Kentucky Derby winner Medina Spirit has failed his second blood test.
The test confirmed the presence of the banned steroid betamethasone, a lawyer for the horse's owner told CNBC on Wednesday.
Medina Spirit's winning title is now in jeopardy of being stripped.
If that happens, the May 1st second place winner Mandaloun will be declared the official winner.
According to the attorney, Medina Spirit will undergo one more drug test.
Their hope is to find the chemicals to support trainer Bob Baffert's claims that the betamethasone found in the horse's blood could be from an antifungal ointment, and not an injection.
If the third test produces the result they are hoping for, the attorney could use that to argue against Medina Spirit being disqualified from the race.
The attorney also alluded that he might challenge the first and second blood test results.
“I have not seen the paperwork to conclude that even the primary or split tests were properly admitted," he told the outlet.
He argues that the horse's team “requested both the blood and urine to be sent to” the lab, "but they [racing officials] refused to send” the urine, alleging, "they only sent the blood.”

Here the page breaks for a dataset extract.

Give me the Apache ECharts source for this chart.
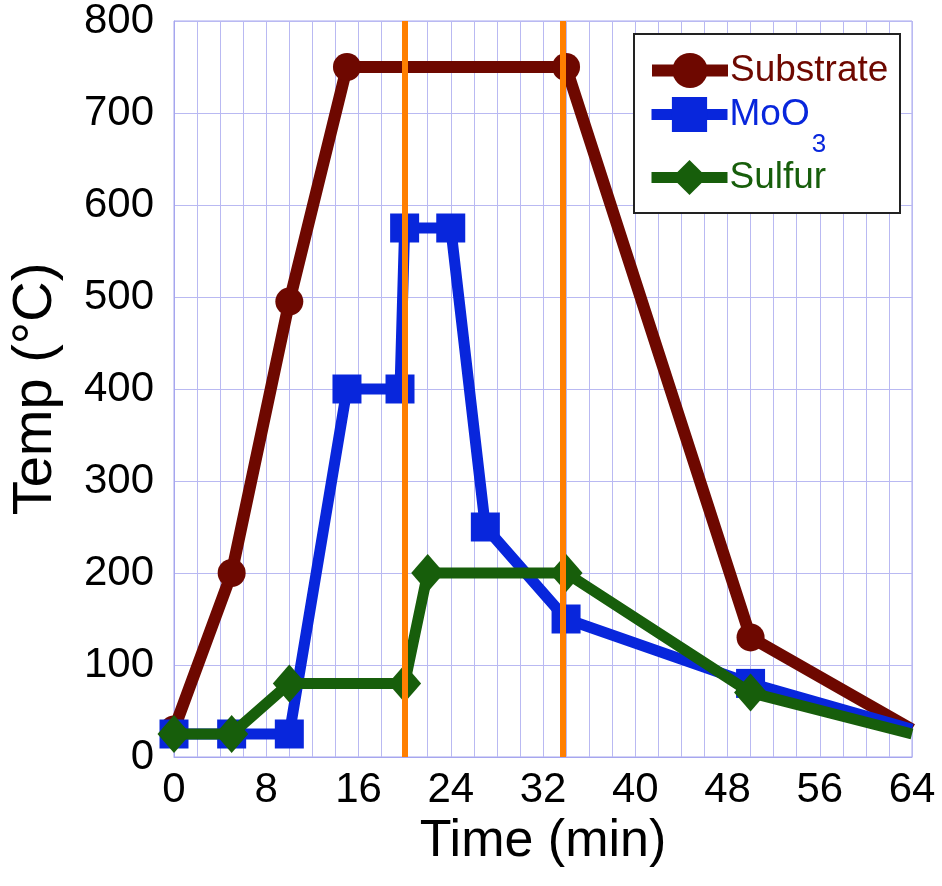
<!DOCTYPE html>
<html>
<head>
<meta charset="utf-8">
<script src="https://cdn.jsdelivr.net/npm/echarts@6/dist/echarts.min.js"></script>
<style>
  html, body { margin: 0; padding: 0; background: #fff; }
  #chart { width: 942px; height: 886px; }
</style>
</head>
<body>
<div id="chart"></div>
<script>
// time (min) / temperature (°C)
var substrateTime = [0, 5, 10, 15, 34, 50, 64];
var substrateTemp = [30, 200, 495, 750, 750, 130, 30];

var mooTime = [0, 5, 10, 15, 19.6, 20, 24, 27, 34, 50, 64];
var mooTemp = [25, 25, 25, 400, 400, 575, 575, 250, 150, 80, 30];

var sulfurTime = [0, 5, 10, 20, 22, 34, 50, 64];
var sulfurTemp = [25, 25, 80, 80, 200, 200, 70, 25];

// orange markers (growth window)
var markTimes = [20, 33.7];

var colors = { substrate: '#6e0800', moo: '#0826dc', sulfur: '#175e0b', mark: '#ff7f00' };
var font = 'Liberation Sans, Arial, sans-serif';
var gridColor = '#b9b9f2';

// the last point (64 min) has no marker in the original
function pairs(xs, ys) {
  return xs.map(function (x, i) {
    var item = { value: [x, ys[i]] };
    if (i === xs.length - 1) item.symbol = 'none';
    return item;
  });
}

var chart = echarts.init(document.getElementById('chart'));

function legendFor(name, color, top, fmt, rich) {
  return {
    left: 646,
    top: top,
    padding: 0,
    z: 10,
    itemWidth: 76,
    itemHeight: 44,
    itemGap: 0,
    selectedMode: false,
    data: [name],
    lineStyle: { width: 'inherit' },
    formatter: fmt,
    textStyle: {
      color: color,
      fontFamily: font,
      fontSize: 37,
      padding: [0, 0, 0, -3],
      rich: rich
    }
  };
}

var option = {
  animation: false,
  backgroundColor: '#fff',
  textStyle: { fontFamily: font },
  grid: {
    left: 170,
    right: 30,
    top: 21,
    bottom: 129,
    show: true,
    borderColor: '#a6a6ee',
    borderWidth: 1
  },
  legend: [
    legendFor('Substrate', colors.substrate, 52),
    legendFor('MoO3', colors.moo, 96, '{a|MoO}{s|3}', {
      a: { color: colors.moo, fontSize: 37, fontFamily: font },
      s: { color: colors.moo, fontSize: 26, fontFamily: font, padding: [60, 0, 0, 2] }
    }),
    legendFor('Sulfur', colors.sulfur, 159)
  ],
  graphic: [{
    type: 'rect',
    z: 9,
    shape: { x: 634, y: 34, width: 266, height: 179 },
    style: { fill: '#fff', stroke: '#222', lineWidth: 2 }
  }],
  xAxis: {
    type: 'value',
    min: 0,
    max: 64,
    interval: 2,
    name: 'Time (min)',
    nameLocation: 'middle',
    nameGap: 50,
    nameTextStyle: { color: '#000', fontSize: 52, fontFamily: font },
    axisLine: { show: true, lineStyle: { color: '#a6a6ee' } },
    axisTick: { show: false },
    axisLabel: {
      color: '#000',
      fontSize: 42,
      fontFamily: font,
      margin: 12,
      formatter: function (v) { return v % 8 === 0 ? String(v) : ''; }
    },
    splitLine: { show: true, lineStyle: { color: gridColor, width: 1 } }
  },
  yAxis: {
    type: 'value',
    min: 0,
    max: 800,
    interval: 100,
    name: 'Temp (°C)',
    nameLocation: 'middle',
    nameGap: 110,
    nameTextStyle: { color: '#000', fontSize: 56, fontFamily: font },
    axisLine: { show: true, lineStyle: { color: '#a6a6ee' } },
    axisTick: { show: false },
    axisLabel: { color: '#000', fontSize: 42, fontFamily: font, margin: 20 },
    splitLine: { show: true, lineStyle: { color: gridColor, width: 1 } }
  },
  series: [
    {
      name: 'Substrate',
      type: 'line',
      z: 2,
      data: pairs(substrateTime, substrateTemp),
      symbol: 'circle',
      symbolSize: 28,
      showAllSymbol: true,
      lineStyle: { color: colors.substrate, width: 12 },
      itemStyle: { color: colors.substrate }
    },
    {
      name: 'MoO3',
      type: 'line',
      z: 3,
      data: pairs(mooTime, mooTemp),
      symbol: 'rect',
      symbolSize: 29,
      showAllSymbol: true,
      lineStyle: { color: colors.moo, width: 11 },
      itemStyle: { color: colors.moo }
    },
    {
      name: 'Sulfur',
      type: 'line',
      z: 4,
      data: pairs(sulfurTime, sulfurTemp),
      symbol: 'diamond',
      symbolSize: [33, 38],
      showAllSymbol: true,
      lineStyle: { color: colors.sulfur, width: 11 },
      itemStyle: { color: colors.sulfur }
    },
    {
      name: 'marks',
      type: 'line',
      z: 6,
      data: [],
      markLine: {
        silent: true,
        symbol: 'none',
        label: { show: false },
        lineStyle: { color: colors.mark, width: 6, type: 'solid' },
        data: markTimes.map(function (t) { return { xAxis: t }; })
      }
    }
  ]
};

chart.setOption(option);
</script>
</body>
</html>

The lawyer also states that Medina Spirit's team was informed earlier this week that the lab “found betamethasone” in the sample.
“They estimated it was 25 picograms,” he added.
As Radar reported, Medina Spirit failed a post-race drug test in May and his famous trainer Bob Baffert was suspended.
At the time, it was revealed the race organizers, Churchill Downs, were in the process of testing a second sample taken from the winning horse.
On Wednesday, the New York Times first reported the second sample came back dirty.
Several sports fans have weighted in on the controversial matter -- including ex-NFL star O.J. Simpson.
"In sports, it's all about Bob Baffert and the Kentucky Derby," the former athlete said in a since-deleted Twitter rant, just days after the initial announcement.
Calling Baffert a "stand-up guy," O.J. insisted, "I do NOT see Bob Baffert like Lance Armstong."
Making his stance on the matter clear, O.J. added, "I think if there is elevated levels of that substance in the horse's system it was done inadvertently."